Let's say we have a file which we need to open. We want to do something with it. And then at the end, of course, we need to close it. So, for this, we could use the context manager decorator where we write a function where we define our operation that is supposed to happen at the very beginning before we use it. And at the end, after we have finished our work.
And then we can use the with statement which is on the line 15 to use it. So, if we run this one, we can see that first we opened the file. Then we wrote to the file which was an operation inside the with statement. So, that is the line 16. And at the end, we close the file.

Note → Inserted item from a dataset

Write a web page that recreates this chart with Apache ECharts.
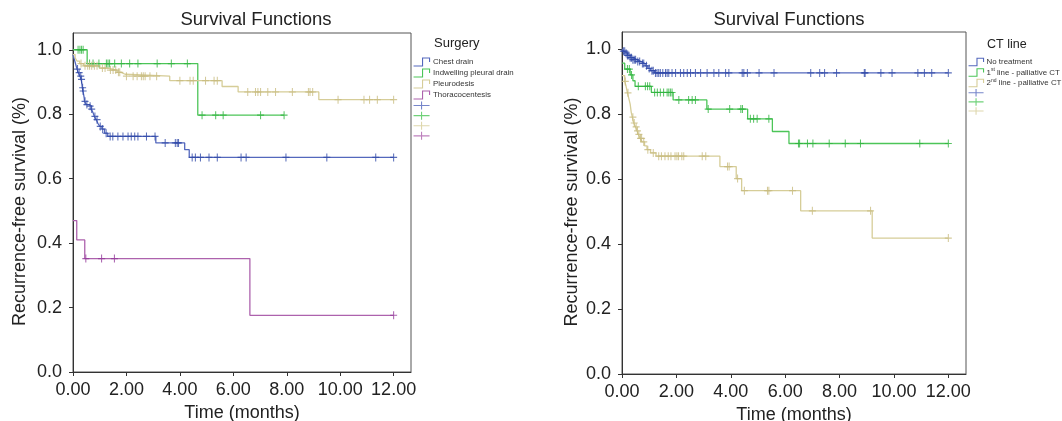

So, context manager defines a function for with statement context. It provides a clean, easy to read way to manage resources that needs some setup and some kind of teardown. And you can ask multiple context managers with blocks to use them at once or in a single
statement by separating it with commas. For opening and closing files, there is the and releasing a lock. Working with network connections, temporary files, changing and restoring global settings. And now you might be wondering, but what if my function is async?
Does this work in the async context as well? The answer is, it doesn't. But there is another decorated for it in the library as well. So, if your function is async, then you can use the context manager. Here is basically the same example, but only async. And here is our main
function. So, basically it behaves exactly the same, but the only difference is that one is intended to be used in the sync context while the second one is the async. All right. So, we have covered the second part where we talked about less known modules which can help us with
everyday things we do. And at the end, I have two takeaways I would like you to take out of this talk. You will probably not remember all of these examples and all of these details, which is perfectly fine. But I would like you to remember the following two things. The standard library is packed with very powerful tools and always verify if there is an existing
tool for your task and if it suits your need before attempting to create something from scratch. I hope you have enjoyed the talk and that it has inspired you to embark on your own journey of exploring the standard library. Thank you very much for your attention.
I will take my privilege to ask my question. If you have more time for this presentation,
which other modules or things you would like to share? Yes. So, my first version was my first version was 40 minutes. So, I had to cut it. I really like the module paths because there's a lot of useful tools which we can use there.
And the good thing is all of them are operating system agnostic, meaning it doesn't matter if you write something for Linux or Windows or Mac, but you can use it anywhere. Okay. Thank you. Let's give an applause again for Mia for this nice presentation. Thank you.